The Effect
By Lucy Prebble, directed by Mitchell Cushman. Through July 30 at the Coal Mine Theatre, 2076 Danforth Ave. coalminetheatre.com
Better living through chemistry?
The pharmaceutical industry has been promising this for nearly a century, and debates about whether prescription drugs improve human life or are one big societal addiction enabled by Big Phama rage on.
Lucy Prebble’s 2012 play “The Effect” translates such questions into a gripping drama currently having its Canadian premiere at the Coal Mine Theatre. Mitchell Cushman’s intense, inventive production goes a long way toward smoothing over some of the less plausible elements of Prebble’s script and is anchored by a stunning performance by Aviva Armour-Ostroff, leading a perfectly cast four-person ensemble.
The setting is a drug trial: two 20-somethings, Connie (Leah Doz) and Tristan (Aris Athanasopoulos) are drawn to each other while taking increasingly high doses of an antidepressant, but is their attraction natural or the effects of the medication’s dopamine? Armour-Ostroff plays Lorna, the doctor monitoring them, and Jordan Pettle is Toby, the celebrity psychiatrist running the trial.

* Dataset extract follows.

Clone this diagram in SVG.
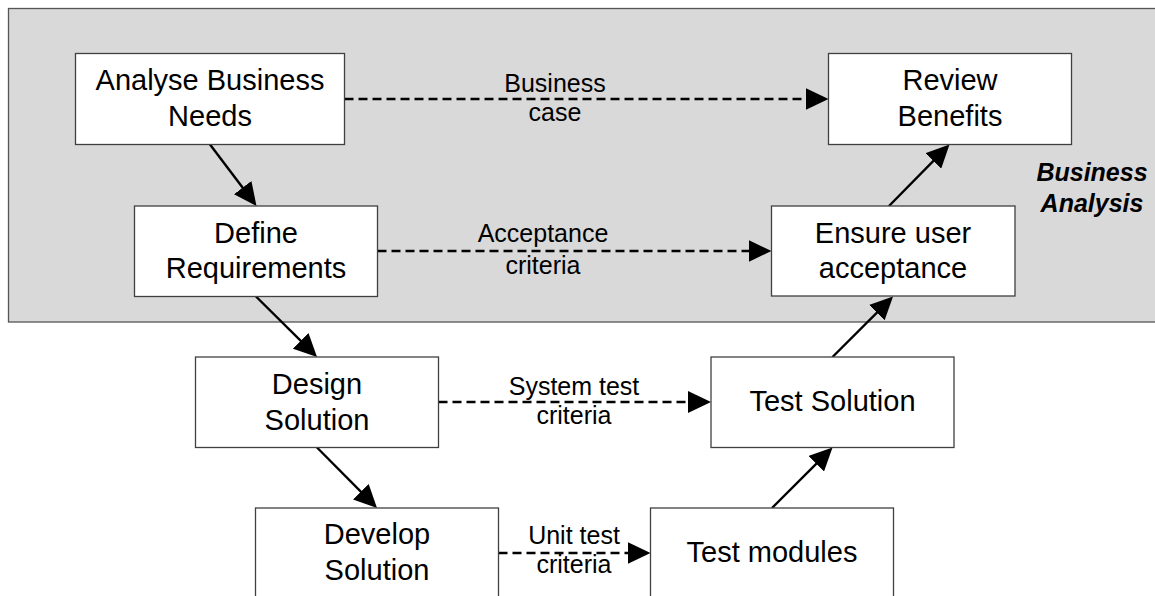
<svg xmlns="http://www.w3.org/2000/svg" width="1155" height="596" viewBox="0 0 1155 596">
<style>
.bg{fill:#d9d9d9;stroke:#555555;stroke-width:1.3}
.box{fill:#ffffff;stroke:#404040;stroke-width:1.3}
.nt{font-family:"Liberation Sans",Arial,sans-serif;font-size:29px;fill:#000;text-anchor:middle}
.lt{font-family:"Liberation Sans",Arial,sans-serif;font-size:25px;fill:#000;text-anchor:middle}
.bt{font-family:"Liberation Sans",Arial,sans-serif;font-size:25px;font-weight:bold;font-style:italic;fill:#000;text-anchor:middle}
.solid{stroke:#000;stroke-width:2.4;fill:none;marker-end:url(#ah)}
.dash{stroke:#000;stroke-width:2.4;fill:none;stroke-dasharray:9 5;marker-end:url(#ah)}
</style>
<defs>
<marker id="ah" markerUnits="userSpaceOnUse" markerWidth="23" markerHeight="22" refX="19" refY="11" orient="auto" viewBox="0 0 23 22">
<path d="M0,0 L23,11 L0,22 Z" fill="#000" stroke="none"/>
</marker>
</defs>
<rect id="business-analysis-area" class="bg" x="8.5" y="8.5" width="1160" height="313.5"/>
<text class="bt" x="1092" y="181">Business</text>
<text class="bt" x="1092" y="212">Analysis</text>

<g id="connectors">
<line class="solid" x1="210" y1="144.5" x2="254.1" y2="202.8"/>
<line class="solid" x1="256" y1="296.5" x2="314.2" y2="354.2"/>
<line class="solid" x1="317" y1="447.5" x2="374.2" y2="505.2"/>
<line class="solid" x1="772" y1="508" x2="829.7" y2="450.3"/>
<line class="solid" x1="832.5" y1="357" x2="890.2" y2="299.3"/>
<line class="solid" x1="889" y1="206" x2="946.7" y2="147.4"/>
<line class="dash" x1="344.5" y1="99" x2="824.5" y2="99"/>
<line class="dash" x1="377.5" y1="251" x2="767.5" y2="251"/>
<line class="dash" x1="438.5" y1="402" x2="707" y2="402"/>
<line class="dash" x1="498.5" y1="553" x2="646.5" y2="553"/>
<text class="lt" x="555" y="91.5">Business</text>
<text class="lt" x="555" y="121">case</text>
<text class="lt" x="543" y="241.5">Acceptance</text>
<text class="lt" x="543" y="274">criteria</text>
<text class="lt" x="574" y="395">System test</text>
<text class="lt" x="574" y="424">criteria</text>
<text class="lt" x="574" y="543.5">Unit test</text>
<text class="lt" x="574" y="572.5">criteria</text>
</g>

<g id="analyse">
<rect class="box" x="75.5" y="53.5" width="269" height="91"/>
<text class="nt" x="210" y="89.5">Analyse Business</text>
<text class="nt" x="210" y="125.5">Needs</text>
</g>
<g id="review">
<rect class="box" x="828.5" y="53.5" width="243" height="91"/>
<text class="nt" x="950" y="89.5">Review</text>
<text class="nt" x="950" y="125.5">Benefits</text>
</g>
<g id="define">
<rect class="box" x="134.5" y="206" width="243" height="90.5"/>
<text class="nt" x="256" y="243">Define</text>
<text class="nt" x="256" y="278">Requirements</text>
</g>
<g id="ensure">
<rect class="box" x="771.5" y="206" width="243.5" height="90"/>
<text class="nt" x="893" y="243">Ensure user</text>
<text class="nt" x="893" y="277.5">acceptance</text>
</g>
<g id="design">
<rect class="box" x="195.5" y="357" width="243" height="90.5"/>
<text class="nt" x="317" y="393.5">Design</text>
<text class="nt" x="317" y="429.5">Solution</text>
</g>
<g id="test-solution">
<rect class="box" x="711" y="357" width="243" height="90.5"/>
<text class="nt" x="832.5" y="411">Test Solution</text>
</g>
<g id="develop">
<rect class="box" x="255.5" y="508" width="243" height="100"/>
<text class="nt" x="377" y="543.5">Develop</text>
<text class="nt" x="377" y="579.5">Solution</text>
</g>
<g id="test-modules">
<rect class="box" x="650.5" y="508" width="243" height="100"/>
<text class="nt" x="772" y="562">Test modules</text>
</g>
</svg>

Toby and Lorna’s complex past history adds emotional stakes to their intellectual and moral debates about whether depression is a disease and antidepressants its miracle cure (his position) or the symptom of larger concerns and related to external factors (hers). Meanwhile sexual energy crackles between Doz and Athanasopoulos as Connie and Tristan circle closer to each other, defying the trial’s rules but perhaps also playing into its larger agenda.

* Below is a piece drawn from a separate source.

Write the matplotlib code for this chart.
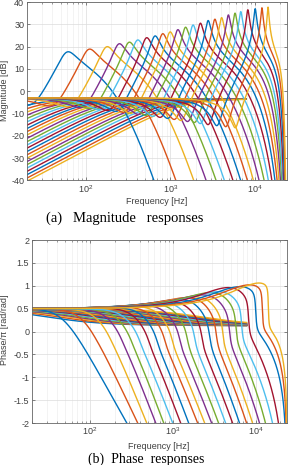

English scribe Prebble scored a major U.K. theatre hit with “Enron,” which imagined the circumstances leading to the bankruptcy of the American energy giant, and was a writer on the smash hit TV series “Succession.” She has a superb facility with believable dialogue, which actors can infuse with layered meanings and sometimes deadpan humour.
Cushman, renowned for his direction of site-specific performances, embraces the small size of the Coal Mine auditorium and, with his frequent collaborator Nick Blais (lighting, set and props design), essentially turns it into an immersive environment. Most of the action takes place in a rectangular playing area in the middle of two raked banks of audience seating, with the actors moving the slats of cleverly designed chairs to turn them into gurneys and MRI beds.
Cushman shrewdly choreographs entrances and exits and often has characters remain onstage while not active in a scene, which keeps the production pacy and underlines the ways the two halves of the story implicate each other. James Smith’s sound design and musical compositions add further emotional texture.
Boldly, a long scene is played in full darkness save a cellphone flashlight with the action extending up the theatre’s aisles and even onto its ceiling. There’s well-handled and extensive stage intimacy (co-ordinated by Aria Evans) and audiences should be prepared for stage violence.
The ingenious staging swept me into the storytelling and kept niggling questions about plot and theme largely at bay during the show, though they’ve not gone away afterwards. Wouldn’t there be external controls to protect participants as the drug trial takes a thriller-like twist? And the play falls into gender stereotypes in having the men mostly sparkle and seduce while the women self-question and suffer (that said, perhaps this bugs me because it rings so true).
All praise to Prebble, though, for writing such a gorgeously rich role for a mid-career actor as Lorna, whose highly principled demeanour and dry wit are the crunchy surface layer of someone with personal stakes in the mental health debates in which she so ferociously engages with Toby and Connie.
Armour-Ostroff’s performance is a slowly rising storm, initially so coolly good with the patients, little cracks of vulnerability showing in her exchanges with Toby, and then mounting toward a devastating release of emotion.
Pettle is almost unsettlingly convincing as the silken Toby, and Doz and Athanasopoulos engage apart and together as very different young people navigating a high-stakes situation and discovering new aspects of themselves and each other.
This intense, brainy, well-produced drama is bang on brand for Coal Mine and a strong end to their first season in their new home at Danforth and Woodbine. Bring a smart friend: you’ll want to keep talking about this one afterwards.